Di dalamnya harus ada pembinaan kepada para napi agar mampu meningkatkan rasa takut kepada Allah dan memperkuat ketakwaan. Diberikan hak hidup sesuai syariat misalnya makanan yang layak, tempat tidur yang terpisah, serta kamar mandi yang tetap melindungi aurat dan menjaga pergaulan antarnapi.

Bahkan di masa Khalifah Harun al-Rasyid, para napi dibuatkan pakaian secara khusus. Jika musim panas tiba, dipakaikan pakaian yang terbuat dari katun, sedangkan pada musim dingin dibuatkan pakaian dari wol. Dan secara berkala, kesehatan para napi diperiksa. Hal-hal semacam ini diperbolehkan.

Jika kondisinya seperti di atas, barulah dapat disebut sebagai kebijakan yang manusiawi. Membina napi dengan sepenuh hati, setelah bebas dari penjara, ia kembali menjadi masyarakat yang dapat bermanfaat untuk agamanya dan sesama manusia. Takkan ada kejahatan yang terulang lagi.

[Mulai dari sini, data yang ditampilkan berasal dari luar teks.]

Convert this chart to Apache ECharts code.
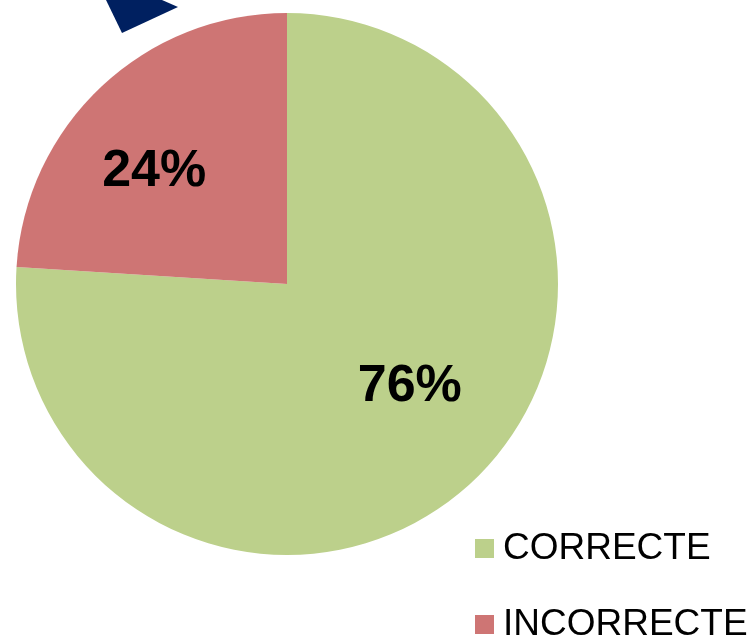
<!DOCTYPE html>
<html>
<head>
<meta charset="utf-8">
<script src="https://cdn.jsdelivr.net/npm/echarts@6/dist/echarts.min.js"></script>
<style>
  html, body { margin: 0; padding: 0; background: #ffffff; }
  #chart { width: 753px; height: 637px; }
</style>
</head>
<body>
<div id="chart"></div>
<script>
// Answer categories and their shares (percent)
const categories = ['CORRECTE', 'INCORRECTE'];
const shares = [76, 24];
const sliceColors = ['#BCD08B', '#CE7574'];

// Label nudges relative to the default inside position, per slice
const labelShift = [[28, 2], [-38, -11]];

// One legend entry per row, stacked down the lower right corner
const legendTops = [530, 606];

const chart = echarts.init(document.getElementById('chart'), null, { renderer: 'canvas' });

const legendBase = {
  orient: 'vertical',
  left: 475,
  padding: 0,
  itemWidth: 19,
  itemHeight: 19,
  icon: 'rect',
  selectedMode: false,
  textStyle: {
    fontFamily: 'Liberation Sans, Arial, sans-serif',
    fontSize: 37,
    color: '#000000',
    padding: [0, 0, 0, 4]
  }
};

chart.setOption({
  backgroundColor: '#ffffff',
  animation: false,
  legend: categories.map(function (name, i) {
    return Object.assign({}, legendBase, { top: legendTops[i], data: [name] });
  }),
  graphic: [{
    // partial navy arrow tip peeking in at the top edge
    type: 'polygon',
    shape: { points: [[106, 0], [162, 0], [178, 7], [122, 33]] },
    style: { fill: '#002060' },
    z: 10
  }],
  series: [{
    type: 'pie',
    center: [287, 284],
    radius: 271,
    startAngle: 90,
    clockwise: true,
    silent: true,
    itemStyle: { borderWidth: 0 },
    label: {
      show: true,
      position: 'inside',
      formatter: '{d}%',
      fontFamily: 'Liberation Sans, Arial, sans-serif',
      fontWeight: 'bold',
      fontSize: 52,
      color: '#000000'
    },
    labelLine: { show: false },
    labelLayout: function (params) {
      const s = labelShift[params.dataIndex];
      return { dx: s[0], dy: s[1] };
    },
    data: categories.map(function (name, i) {
      return { name: name, value: shares[i], itemStyle: { color: sliceColors[i] } };
    })
  }]
});
</script>
</body>
</html>
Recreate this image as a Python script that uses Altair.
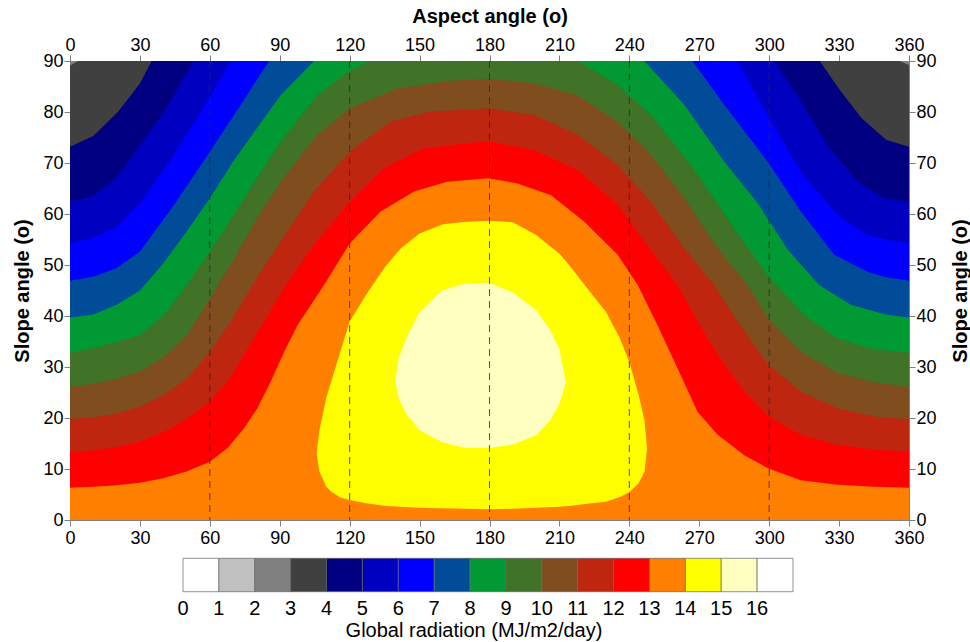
import altair as alt
import pandas as pd

# ---------------- data ----------------
ASPECT_TICKS = list(range(0, 361, 30))
SLOPE_TICKS = list(range(0, 91, 10))
GUIDE_ASPECTS = [60, 120, 180, 240, 300]

LEGEND_LEVELS = list(range(17))          # band lower limits 0..16 (MJ/m2/day)
BAND_COLORS = ["#ffffff", "#c0c0c0", "#808080", "#404040", "#000080", "#0000c0",
               "#0000ff", "#004c99", "#009933", "#407328", "#7f4d1e", "#bf2610",
               "#ff0000", "#ff8000", "#ffff00", "#ffffc0", "#ffffff"]
LEGEND_TITLE = "Global radiation (MJ/m2/day)"

# contour boundaries: slope angle of isoline "level" as a function of aspect
B13_X = [0, 10, 20, 30, 40, 50, 60, 67.6, 74.7, 80.4, 86.1, 91.9, 97.6, 104, 109, 120, 133.3,
         147.6, 161.9, 179.4, 192, 206.4, 220.7, 235, 243.6, 252.1, 260.7, 269.3, 277.9, 289.3,
         299.7, 313.6, 329.3, 345, 360]
B13_Y = [6.3, 6.5, 6.8, 7.3, 8.2, 9.5, 11.4, 14.1, 18.0, 21.9, 27.1, 33.0, 38.2, 42.6, 46.1, 54.2,
         60.5, 64.4, 66.3, 67.0, 66.0, 63.7, 58.5, 52.0, 46.1, 38.2, 29.7, 21.2, 16.7, 12.7,
         10.1, 7.8, 6.9, 6.5, 6.3]

B12_X = [0, 10, 20, 30, 40.4, 50.4, 60, 67.6, 74.7, 83.3, 92.6, 104.7, 120, 134.7, 151.9, 179.4,
         199.3, 217.9, 235, 246.4, 260.7, 269.3, 277.9, 289.3, 299.7, 313.6, 329.3, 345, 360]
B12_Y = [13.4, 13.6, 14.3, 15.4, 17.3, 19.9, 23.2, 27.1, 32.4, 38.9, 46.1, 53.9, 62.4, 69.0, 72.9,
         74.3, 72.5, 68.6, 61.8, 54.6, 46.1, 38.9, 32.4, 25.2, 20.3, 16.7, 14.7, 13.8, 13.4]

B11_X = [0, 10, 20, 30, 40.4, 50.4, 60, 69, 78.3, 90.4, 104.7, 120, 137.6, 154.7, 179.4, 199.3,
         217.9, 235, 249.3, 263.6, 276.4, 286.4, 299.7, 313.6, 329.3, 345, 360]
B11_Y = [19.8, 20.1, 20.9, 22.2, 24.5, 27.8, 33.0, 38.9, 46.1, 54.6, 64.4, 72.2, 78.1, 80.1, 80.7,
         79.4, 75.5, 69.6, 62.4, 53.3, 46.1, 38.9, 30.4, 25.2, 21.9, 20.3, 19.7]

B10_X = [0, 10, 20, 30, 40.4, 50.4, 60, 70, 80, 90.4, 106.1, 120, 140.4, 161.9, 179.4, 199.3,
         217.9, 235, 249.3, 263.6, 277.9, 290.7, 299.7, 313.6, 329.3, 345, 360]
B10_Y = [26.1, 26.7, 27.7, 29.1, 32.0, 36.3, 43.5, 51.0, 59.0, 66.3, 75.5, 80.7, 84.6, 86.1, 86.5,
         85.6, 83.3, 78.1, 71.6, 63.1, 53.3, 46.1, 39.5, 33.0, 28.8, 27.0, 26.1]

B9_X = [0, 10, 20, 30, 40.4, 46.9, 60, 74.7, 90.4, 106.1, 118, 128.3, 217.9, 235, 249.3, 266.4,
        285, 299.3, 315, 329.3, 345, 360]
B9_Y = [32.8, 33.7, 34.9, 36.3, 40.2, 44.1, 52.6, 63.1, 74.2, 83.3, 87.5, 90, 90, 85.3, 79.4,
        69.6, 57.2, 48.0, 40.2, 35.6, 33.5, 32.8]

B8_X = [0, 10, 20, 30, 40, 50, 60, 70, 80, 90.4, 104.7, 246.4, 263.6, 280.7, 295.3, 308, 321.4,
        335, 350, 360]
B8_Y = [39.7, 40.3, 42.2, 45.0, 50.3, 56.5, 63.1, 70.3, 76.7, 83.3, 90, 90, 81.4, 70.3, 62.0,
        53.0, 46.1, 42.2, 40.3, 39.7]

B7_X = [0, 10, 19.7, 30, 44.7, 60, 73.3, 85.4, 267.1, 280.7, 299.3, 313.6, 327.9, 342.1, 350, 360]
B7_Y = [46.9, 47.7, 49.3, 52.6, 61.8, 72.2, 81.4, 90, 90, 81.4, 70.3, 60.5, 52.0, 48.7, 47.6, 46.9]

B6_X = [0, 10, 19.7, 30, 44.7, 60, 69, 286.4, 299.3, 313.6, 329.3, 342.1, 350, 360]
B6_Y = [54.2, 55.4, 57.3, 62.1, 71.6, 83.0, 90, 90, 79.4, 68.3, 59.8, 55.9, 55.0, 54.2]

B5_X = [0, 10, 19.7, 30, 40.4, 53, 302.1, 312.1, 325, 337.9, 349.3, 360]
B5_Y = [62.4, 63.6, 67.0, 73.5, 80.1, 90, 90, 83.3, 73.5, 66.3, 63.1, 62.4]

B4_X = [0, 10, 20.7, 30, 35, 321.7, 330, 339.6, 350.3, 360]
B4_Y = [73.2, 75.3, 80.1, 85.6, 90, 90, 84.5, 78.8, 74.5, 73.2]

B3_X = [0, 3.5, 356, 360]
B3_Y = [89.1, 90, 90, 89.2]

# closed regions (14-15 and 15-16): lower and upper edge
YEL_X = [105.8, 107, 110, 112, 116, 120, 127, 135, 142, 150, 160, 170, 180, 190, 200, 210,
         215, 222, 230, 236, 240, 244, 246.5, 247.6]
YEL_LO = [13.0, 9.5, 6.5, 5.6, 4.4, 3.9, 3.3, 2.8, 2.6, 2.4, 2.3, 2.2, 2.1, 2.2, 2.4, 2.6,
          2.8, 3.2, 3.6, 4.5, 5.5, 7.2, 9.5, 14.0]
YEL_HI = [13.0, 17.5, 24.0, 27.0, 33.0, 38.9, 44.1, 49.5, 53.3, 56.2, 58.0, 58.5, 58.7, 58.4,
          55.9, 52.2, 49.5, 45.4, 40.8, 35.6, 31.0, 24.5, 19.5, 14.0]

LY_X = [139.5, 141, 144.2, 150, 160, 170, 180, 190, 200, 206, 210, 212.8]
LY_LO = [27.3, 23.9, 20.9, 17.6, 15.2, 14.1, 14.1, 14.8, 16.6, 19.5, 22.8, 27.0]
LY_HI = [27.3, 31.7, 35.6, 40.8, 45.1, 46.4, 46.5, 44.6, 41.2, 37.3, 33.5, 27.0]

# ---------------- chart ----------------
W, H = 839, 459
FONT = "Liberation Sans"
X_SCALE = alt.Scale(domain=[0, 360], nice=False, zero=False)
Y_SCALE = alt.Scale(domain=[0, 90], nice=False, zero=False)
LEG_SCALE = alt.Scale(domain=[0, 17], range=[113, 723], nice=False, zero=False)

bottom_axis = alt.Axis(orient="bottom", values=ASPECT_TICKS, title="", labelFlush=False,
                       tickSize=6, labelPadding=3)
top_axis = alt.Axis(orient="top", values=ASPECT_TICKS, title="Aspect angle (o)",
                    labelFlush=False, tickSize=6, labelPadding=1,
                    titleX=W / 2, titleY=-38.5, titleAngle=0, titleAlign="center",
                    titleBaseline="alphabetic")
left_axis = alt.Axis(orient="left", values=SLOPE_TICKS, title="Slope angle (o)",
                     labelFlush=False, tickSize=6, labelPadding=1,
                     titleX=-42, titleY=H / 2, titleAngle=270, titleAlign="center",
                     titleBaseline="alphabetic")
right_axis = alt.Axis(orient="right", values=SLOPE_TICKS, title="Slope angle (o)",
                      labelFlush=False, tickSize=6, labelPadding=1,
                      titleX=57, titleY=H / 2, titleAngle=270, titleAlign="center",
                      titleBaseline="alphabetic")


def band_layer(xs, ys, color, xaxis=None, yaxis=None):
    df = pd.DataFrame({"aspect": xs, "slope": ys})
    return alt.Chart(df).mark_area(color=color, interpolate="linear", orient="vertical").encode(
        x=alt.X("aspect:Q", scale=X_SCALE, axis=xaxis),
        y=alt.Y("slope:Q", scale=Y_SCALE, axis=yaxis),
        y2=alt.Y2Datum(90),
    )


def closed_layer(xs, lo, hi, color):
    df = pd.DataFrame({"aspect": xs, "lo": lo, "hi": hi})
    return alt.Chart(df).mark_area(color=color, interpolate="linear", orient="vertical").encode(
        x=alt.X("aspect:Q", scale=X_SCALE, axis=None),
        y=alt.Y("lo:Q", scale=Y_SCALE, axis=None),
        y2="hi:Q",
    )


layers = [
    band_layer([0, 360], [0, 0], BAND_COLORS[13], bottom_axis, left_axis),
    band_layer(B13_X, B13_Y, BAND_COLORS[12], top_axis, right_axis),
    band_layer(B12_X, B12_Y, BAND_COLORS[11]),
    band_layer(B11_X, B11_Y, BAND_COLORS[10]),
    band_layer(B10_X, B10_Y, BAND_COLORS[9]),
    band_layer(B9_X, B9_Y, BAND_COLORS[8]),
    band_layer(B8_X, B8_Y, BAND_COLORS[7]),
    band_layer(B7_X, B7_Y, BAND_COLORS[6]),
    band_layer(B6_X, B6_Y, BAND_COLORS[5]),
    band_layer(B5_X, B5_Y, BAND_COLORS[4]),
    band_layer(B4_X, B4_Y, BAND_COLORS[3]),
    band_layer(B3_X, B3_Y, BAND_COLORS[2]),
    closed_layer(YEL_X, YEL_LO, YEL_HI, BAND_COLORS[14]),
    closed_layer(LY_X, LY_LO, LY_HI, BAND_COLORS[15]),
]

rules = alt.Chart(pd.DataFrame({"aspect": GUIDE_ASPECTS})).mark_rule(
    color="#2a2a2a", strokeWidth=1, strokeDash=[7, 5], opacity=0.8
).encode(x=alt.X("aspect:Q", scale=X_SCALE, axis=None))

leg_df = pd.DataFrame({
    "lo": LEGEND_LEVELS,
    "hi": [v + 1 for v in LEGEND_LEVELS],
    "color": BAND_COLORS,
})
legend_boxes = alt.Chart(leg_df).mark_rect(stroke="#666666", strokeWidth=0.7).encode(
    x=alt.X("lo:Q", scale=LEG_SCALE, axis=None),
    x2="hi:Q",
    y=alt.value(497.3),
    y2=alt.value(530.7),
    color=alt.Color("color:N", scale=None),
)
legend_labels = alt.Chart(leg_df).mark_text(
    font=FONT, fontSize=20, baseline="alphabetic", align="center", color="black"
).encode(
    x=alt.X("lo:Q", scale=LEG_SCALE, axis=None),
    y=alt.value(554),
    text=alt.Text("lo:Q", format="d"),
)
legend_title = alt.Chart(pd.DataFrame({"t": [LEGEND_TITLE]})).mark_text(
    font=FONT, fontSize=20, baseline="alphabetic", align="center", color="black"
).encode(x=alt.value(404), y=alt.value(575.7), text="t:N")

chart = alt.layer(*layers, rules, legend_boxes, legend_labels, legend_title).resolve_scale(
    x="independent", y="independent"
).properties(
    width=W, height=H,
    padding={"left": 70, "top": 61, "right": 61, "bottom": 122},
    autosize=alt.AutoSizeParams(type="none"),
    background="white",
).configure_view(stroke=None).configure_axis(
    labelFont=FONT, labelFontSize=18, labelColor="black",
    titleFont=FONT, titleFontSize=20, titleFontWeight="bold", titleColor="black",
    domainColor="#808080", tickColor="#808080", domainWidth=1, tickWidth=1,
    grid=False, labelOverlap=False,
)

chart.save("out.html", embed_options={"renderer": "svg", "actions": False})
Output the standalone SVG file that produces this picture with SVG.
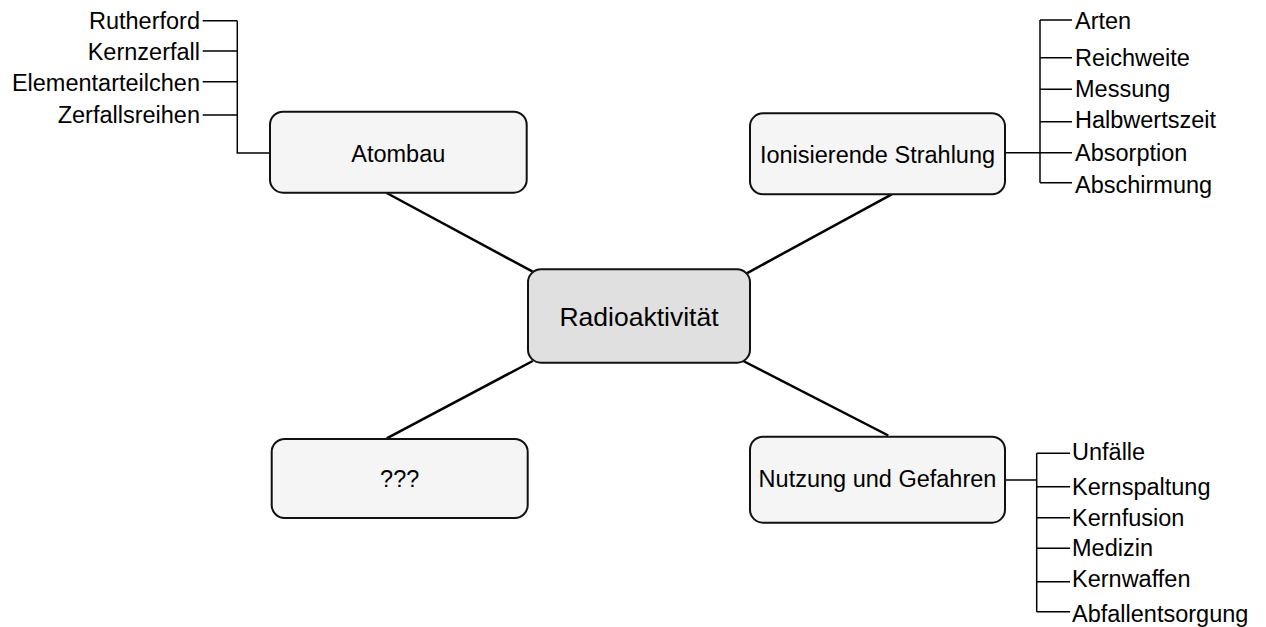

Sementara negara – lewat pemimpinnya saat ini tak benar-benar memikirkan apa yang terbaik bagi rakyatnya. Mereka mengkhianavti amanah rakyat. Kekuasaan yang diberikan pada mereka bukan perkara main-main. Seharusnya mereka mengingat sabda Rasulullah saw,
“Bagi setiap pengkhianat ada bendera di hari kiamat, ia akan diangkat sesuai kadar pengkhianatannya. Ketahuilah tidak ada pengkhianat yang lebih besar pengkhianatannya dari pemimpin masyarakat umum.” (HR Muslim)
Jangan korbankan keamanan rakyat demi kepentingan tertentu. Rakyat terus menerus hidup dalam kesulitan, sudah hidup tak tenang karena penyebaran virus jangan ditambah lagi dengan kejahatan ulah napi yang dibebaskan.